5 Park-tacular Chippewa Valley Playgrounds

play-friendly starter spots in the area to get your kids moving

Hope Greene, photos by Hope Greene, Leah Dunbar, Andrea Paulseth

Just as monkeys need bananas and something to climb on, human children need, well, bananas and something to climb on. Here are just five of the many great playground spots in and around Eau Claire. Use this guide as a treasure map that you can follow as a start to finding your own gems.

1. Robbins Elementary & Putnam Heights Elementary, Eau Claire: playtime megalopolis

These two school playgrounds have extensive and snazzy new equipment mixed in with some excellent oldies. Among its compelling contraptions, Robbins now has these modern wacky twisted fish-shaped needle-threading plastic climbers alongside a simple vintage geodesic dome, both equally as amusing to our young testers. (The geodesic dome probably more so simply for the physical comedy factor of me getting stuck inside it. I did not brave the fish needles.) Across town at Putnam Heights, the newest section of their huge playground is designed for kids with all kinds of mobilities and sensory differences, featuring, among other ingenious toys, a big blue sleigh-shaped see-saw spectacularly large enough to fit two wheelchairs, four kids on a sturdy bench, and at least a dozen more people if they cling to the outside (which it is designed for, so cling away, spider monkeys).

2. Rod and Gun Park, Eau Claire: tree-shaded tree hugging

If you’re nostalgic for the old-timey fun of sitting on a plank bridge poking at the sparkling water with a stick, making mud plumes and sending leaf boats floating away to glory or a watery grave, this is the one for you. A perfect kid-sized bubbling brook lined with smooth stones winds past the playground, the water is clear and just a few inches deep. Further along, the streams widen into larger and deeper water features inhabited by various interesting pond creatures. Tucked against a hill on one side and Half Moon Lake on the other, the playground area has very new woodland themed equipment, and there are restrooms if you follow the path into the larger park. Our testers left this playground wet from the ankles down, quibbling over who touched the best slimy thing, and trying to speak goose.

3. River Heights Elementary, Menomonie: it’s a castle

Yup.
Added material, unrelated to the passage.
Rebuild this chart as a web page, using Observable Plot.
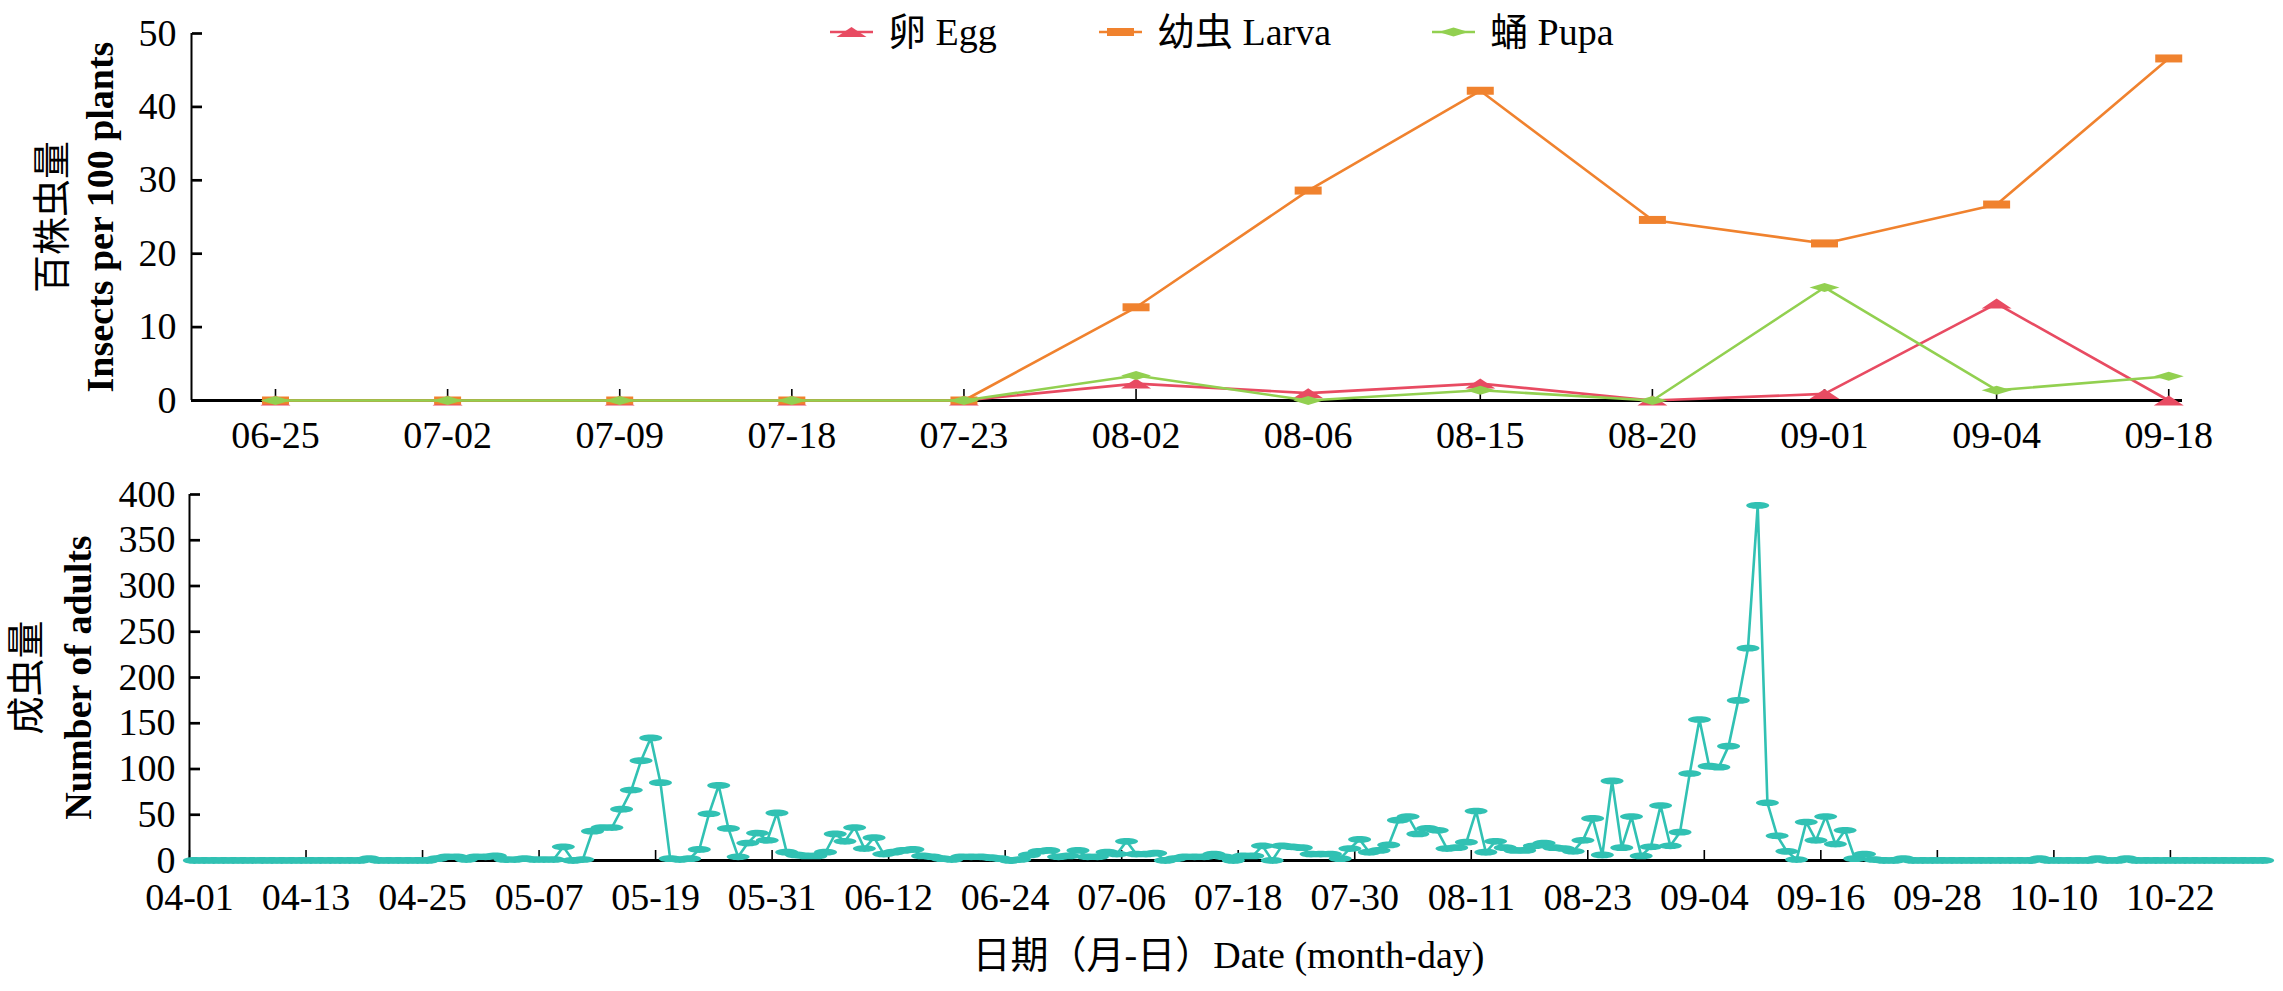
<!DOCTYPE html>
<html>
<head>
<meta charset="utf-8">
<script src="https://cdn.jsdelivr.net/npm/d3@7"></script>
<script src="https://cdn.jsdelivr.net/npm/@observablehq/plot@0.6"></script>
<style>
  body { margin: 0; background: #fff; }
  #wrap { position: relative; width: 2283px; height: 991px; overflow: hidden; background: #fff;
          font-family: "Liberation Serif", "Noto Sans CJK SC", serif; color: #000; }
  #top { position: absolute; left: 0; top: 0; }
  #bottom { position: absolute; left: 0; top: 470px; }
  .lg { position: absolute; top: 12px; height: 40px; display: flex; align-items: center; font-size: 38px; line-height: 40px; white-space: nowrap; }
  .lg svg { margin-right: 15px; }
</style>
</head>
<body>
<div id="wrap">
  <div id="top"></div>
  <div id="bottom"></div>
  <div id="legend"></div>
</div>
<script>
// ---------- data: upper panel (survey dates) ----------
const surveyDates = ["06-25","07-02","07-09","07-18","07-23","08-02","08-06","08-15","08-20","09-01","09-04","09-18"];
const eggValues   = [0, 0, 0, 0, 0, 2.3, 1.0, 2.3, 0, 0.9, 13.2, 0];
const larvaValues = [0, 0, 0, 0, 0, 12.7, 28.6, 42.2, 24.6, 21.4, 26.7, 46.6];
const pupaValues  = [0, 0, 0, 0, 0, 3.4, 0, 1.4, 0, 15.4, 1.4, 3.3];
const stageNames  = ["卵 Egg", "幼虫 Larva", "蛹 Pupa"];
const stageColors = ["#E84B62", "#F0822E", "#92D050"];
const topYTicks   = [0, 10, 20, 30, 40, 50];

// ---------- data: lower panel (daily adults, 04-01 .. 10-31) ----------
const adultTickLabels = ["04-01","04-13","04-25","05-07","05-19","05-31","06-12","06-24","07-06",
                         "07-18","07-30","08-11","08-23","09-04","09-16","09-28","10-10","10-22"];
const adultCounts = [
  0,0,0,0,0,0,0,0,0,0,
  0,0,0,0,0,0,0,0,2,0,
  0,0,0,0,0,2,4,4,1,4,
  4,5,1,1,2,1,1,1,15,0,
  1,32,36,36,56,77,109,134,85,2,
  1,2,12,51,82,35,4,19,30,22,
  52,9,6,5,5,9,29,21,36,13,
  25,7,9,11,12,5,4,2,1,4,
  4,4,3,2,0,1,6,10,11,4,
  5,11,4,4,9,7,21,7,7,8,
  0,2,4,4,4,7,4,0,5,5,
  16,0,16,15,14,7,7,7,2,13,
  23,9,11,17,44,48,29,35,33,13,
  14,20,54,9,21,14,11,11,16,19,
  14,13,10,22,46,6,87,14,48,5,
  15,60,16,31,95,154,103,102,125,175,
  232,388,63,27,10,1,42,22,48,18,
  33,2,7,1,0,0,2,0,0,0,
  0,0,0,0,0,0,0,0,0,0,
  2,0,0,0,0,0,2,0,0,2,
  0,0,0,0,0,0,0,0,0,0,
  0,0,0,0
];
const adultColor = "#31C1B3";
const bottomYTicks = [0, 50, 100, 150, 200, 250, 300, 350, 400];

const topYTitleCN = "百株虫量";
const topYTitleEN = "Insects per 100 plants";
const bottomYTitleCN = "成虫量";
const bottomYTitleEN = "Number of adults";
const xTitle = "日期（月-日）Date (month-day)";

// ---------- helpers ----------
const FONT = '"Liberation Serif", "Noto Sans CJK SC", serif';
function flatSymbol(kind, w, h) {
  const a = w / 2, b = h / 2;
  return {
    draw(ctx) {
      if (kind === "triangle") {
        ctx.moveTo(0, -b); ctx.lineTo(a, b); ctx.lineTo(-a, b); ctx.closePath();
      } else if (kind === "rect") {
        ctx.moveTo(-a, -b); ctx.lineTo(a, -b); ctx.lineTo(a, b); ctx.lineTo(-a, b); ctx.closePath();
      } else if (kind === "diamond") {
        ctx.moveTo(0, -b); ctx.lineTo(a, 0); ctx.lineTo(0, b); ctx.lineTo(-a, 0); ctx.closePath();
      } else {
        const k = 0.5523;
        ctx.moveTo(a, 0);
        ctx.bezierCurveTo(a, k * b, k * a, b, 0, b);
        ctx.bezierCurveTo(-k * a, b, -a, k * b, -a, 0);
        ctx.bezierCurveTo(-a, -k * b, -k * a, -b, 0, -b);
        ctx.bezierCurveTo(k * a, -b, a, -k * b, a, 0);
        ctx.closePath();
      }
    }
  };
}
const stageSymbols = [flatSymbol("triangle", 30, 10), flatSymbol("rect", 27, 8), flatSymbol("diamond", 30, 9)];
const stageValues = [eggValues, larvaValues, pupaValues];

function yTitleMarks(cn, en, dxCN, dxEN) {
  return [
    Plot.text([cn], {text: d => d, frameAnchor: "left", rotate: -90, dx: dxCN,
      textAnchor: "middle", lineAnchor: "middle", fontSize: 38}),
    Plot.text([en], {text: d => d, frameAnchor: "left", rotate: -90, dx: dxEN,
      textAnchor: "middle", lineAnchor: "middle", fontSize: 38, fontWeight: "bold"})
  ];
}

// ---------- upper chart ----------
const topIdx = surveyDates.map((_, i) => i);
const topXDomain = [-0.488, surveyDates.length - 1 + 0.08];
const topMarks = [
  Plot.ruleX([topXDomain[0]], {strokeWidth: 2}),
  Plot.axisY(topYTicks, {tickSize: 0, tickPadding: 15, label: null}),
  Plot.axisY(topYTicks, {anchor: "right", frameAnchor: "left", tickSize: 10, strokeWidth: 2.7, fill: "none", label: null}),
  Plot.axisX(topIdx, {tickSize: 0, tickPadding: 21, tickFormat: i => surveyDates[i], label: null}),
  Plot.axisX(topIdx, {anchor: "top", frameAnchor: "bottom", tickSize: 12, strokeWidth: 1.6, fill: "none", label: null}),
  Plot.ruleY([0], {strokeWidth: 3.2})
];
stageValues.forEach((vals, s) => {
  topMarks.push(Plot.line(vals, {x: (d, i) => i, y: d => d, stroke: stageColors[s], strokeWidth: 2.6}));
  topMarks.push(Plot.dot(vals, {x: (d, i) => i, y: d => d, symbol: stageSymbols[s], fill: stageColors[s], stroke: "none", r: 5}));
});
topMarks.push(...yTitleMarks(topYTitleCN, topYTitleEN, -139, -91));

const topPlot = Plot.plot({
  width: 2283, height: 470,
  marginLeft: 191, marginRight: 101, marginTop: 33, marginBottom: 70,
  style: {fontFamily: FONT, fontSize: "38px", color: "#000", background: "transparent", overflow: "visible"},
  x: {type: "linear", domain: topXDomain},
  y: {type: "linear", domain: [0, 50]},
  marks: topMarks
});
document.getElementById("top").appendChild(topPlot);

// ---------- lower chart ----------
const parseMD = s => Date.UTC(2001, +s.slice(0, 2) - 1, +s.slice(3, 5));
const startMs = parseMD(adultTickLabels[0]);
const tickBoundary = adultTickLabels.map(s => Math.round((parseMD(s) - startMs) / 864e5) - 0.5);
const labelAt = new Map(tickBoundary.map((p, i) => [p, adultTickLabels[i]]));
const bottomXDomain = [-0.5, adultCounts.length - 0.5];

const bottomPlot = Plot.plot({
  width: 2283, height: 521,
  marginLeft: 189, marginRight: 16, marginTop: 24, marginBottom: 131,
  style: {fontFamily: FONT, fontSize: "38px", color: "#000", background: "transparent", overflow: "visible"},
  x: {type: "linear", domain: bottomXDomain},
  y: {type: "linear", domain: [0, 400]},
  marks: [
    Plot.ruleX([bottomXDomain[0]], {strokeWidth: 2}),
    Plot.axisY(bottomYTicks, {tickSize: 0, tickPadding: 14, label: null}),
    Plot.axisY(bottomYTicks, {anchor: "right", frameAnchor: "left", tickSize: 10, strokeWidth: 2.7, fill: "none", label: null}),
    Plot.axisX(tickBoundary, {tickSize: 0, tickPadding: 23, tickFormat: d => labelAt.get(d), label: null}),
    Plot.axisX(tickBoundary, {anchor: "top", frameAnchor: "bottom", tickSize: 11, strokeWidth: 1.6, fill: "none", label: null}),
    Plot.ruleY([0], {strokeWidth: 3.2}),
    Plot.line(adultCounts, {x: (d, i) => i, y: d => d, stroke: adultColor, strokeWidth: 2.6}),
    Plot.dot(adultCounts, {x: (d, i) => i, y: d => d, symbol: flatSymbol("ellipse", 23, 6.8), fill: adultColor, stroke: "none", r: 5}),
    ...yTitleMarks(bottomYTitleCN, bottomYTitleEN, -163, -111),
    Plot.text([xTitle], {text: d => d, frameAnchor: "bottom", dy: 95, textAnchor: "middle", lineAnchor: "middle", fontSize: 38})
  ]
});
document.getElementById("bottom").appendChild(bottomPlot);

// ---------- legend ----------
const legendLeft = [830, 1099, 1432];
const legendShapes = ["triangle", "rect", "diamond"];
const legendSizes = [[30, 10], [27, 8], [30, 9]];
const legend = document.getElementById("legend");
stageNames.forEach((name, s) => {
  const item = document.createElement("div");
  item.className = "lg";
  item.style.left = legendLeft[s] + "px";
  const [w, h] = legendSizes[s];
  const sw = 43, cy = 10, cx = sw / 2;
  let shape;
  if (legendShapes[s] === "triangle") shape = `<polygon points="${cx},${cy - h / 2} ${cx + w / 2},${cy + h / 2} ${cx - w / 2},${cy + h / 2}" fill="${stageColors[s]}"/>`;
  else if (legendShapes[s] === "rect") shape = `<rect x="${cx - w / 2}" y="${cy - h / 2}" width="${w}" height="${h}" fill="${stageColors[s]}"/>`;
  else shape = `<polygon points="${cx},${cy - h / 2} ${cx + w / 2},${cy} ${cx},${cy + h / 2} ${cx - w / 2},${cy}" fill="${stageColors[s]}"/>`;
  item.innerHTML = `<svg width="${sw}" height="20" viewBox="0 0 ${sw} 20"><line x1="0" y1="${cy}" x2="${sw}" y2="${cy}" stroke="${stageColors[s]}" stroke-width="2.6"/>${shape}</svg><span>${name}</span>`;
  legend.appendChild(item);
});
</script>
</body>
</html>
And what a castle – with sandboxes, Viking ship prow, short slides, wavy slides, spiral slides, swings, anthill climbing wall, handprint climbing wall, multilevel maze, ropes courses, balance beams, tots area, merry-go-round, jumpy bridge, monkey bars galore, and a painting of an erupting volcano on the side, as though it needed any extra mojo.

4. Irvine Park Fountain/Splash Pad, Chippewa Falls: throw in the towel

There is something about the act of splashing that activates a particular part of the child brain, the part that stores total insanity. You may have seen this happen at home in the bath where if not quickly checked, children turn to manic water-borne gibbons whipping up a tsunami of destructive glee. Chippewa Falls has provided a place where those lovely ones can vent all their shrieky splashy joy in safety and without your porous house surfaces soaking it up, leaving you on the bench to supervise their water play while still able to enjoy a vivacious discussion on Brangelina or Wittgenstein or whatever it is you like to talk to other parents about. The splash pad is only one of the interesting things at Irvine Park, which includes – among other things – several playgrounds and a small zoo.

5. Carson Park, Eau Claire: it may have a space portal

Carson Park, by all accounts, remains the queen of Eau Claire playgrounds. It’s shaded by the surrounding forest, massive in size, bescupltured by a bronze statue of motherhood, with interesting trails leading off into the trees, views of Half Moon Lake, restrooms, and is home to the famously long tube slides. Just how long are the famously long tube slides? Our careful measurement got us an answer of long enough to be pretty freaking exciting to someone three feet tall with half an imagination. These slides are the best “because it might take you to space or to a pink bunny’s house,” said our 3-year-old tester, and continued, “but sometimes it takes you to the slide bottom and then you go again.” The behemoths are newly safetyed up with fresh steps and split rail fences to squelch the urge to climb on the giant inviting rocks. But even tamed by prudent framing we agree they are definitely long enough to get you into space, or at least get you going fast enough to have a shot at it.